EVs may seem like a 21st-century innovation introduced to deliver a fleet of lower-emission vehicles, but EVs actually first started gaining momentum in the late 1800s. In fact, according to an article in the October 2021 National Geographic, electric vehicles were the second most popular vehicle during the early 20th century: 

Did You Know in 1900: 

  • 40% of cars in the United States were powered by steam — a popular resource of the time, powering trains and factories
  • 38% were powered by electricity
  • 22% had internal combustion engines 

And while EVs have come a long way since the days of buggies and tricycles being outfitted with battery-powered motors, many of the benefits and disadvantages from the EVs of long ago remain the same today. For instance, the National Geographic article cited this from a review of the first big car show in London in 1896:

“Electricity has the advantage that it works without smell and with less noise and vibration, but the disadvantage of the costliness of the accumulators [batteries], and the impossibility of recharging except where the electric supply is available.” 

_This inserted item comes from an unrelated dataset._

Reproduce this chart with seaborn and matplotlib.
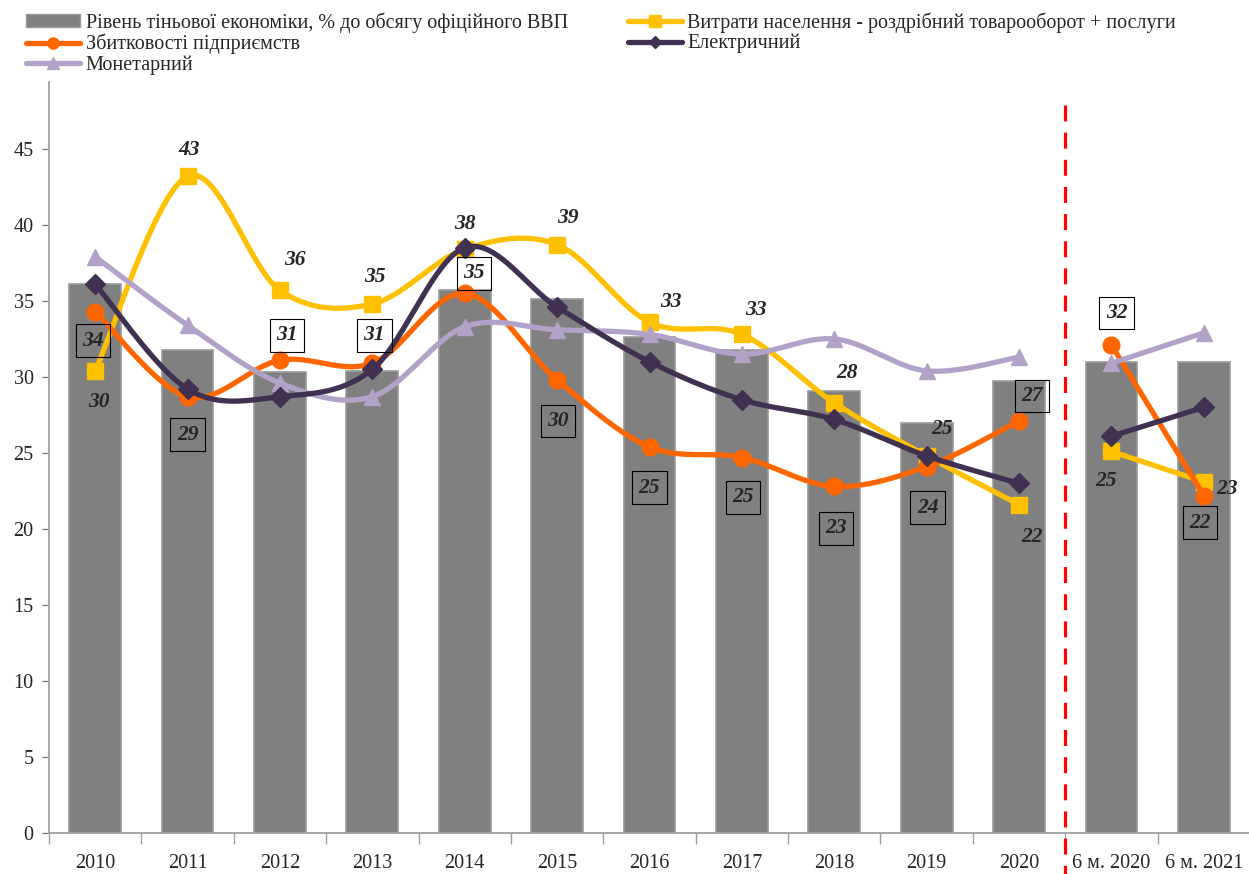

Gasoline-powered cars from that era needed to be started by a hand crank and were difficult to shift into gear. Electric cars became popular with doctors due to their reliability of starting. And although more people were gaining access to electricity in the 1910s, Henry Ford introduced the Model T in 1908, which made gasoline-powered cars both accessible and affordable. In 1912, the electric starter was introduced. By the 1930s, oil was cheap and EVs were driven out of the market.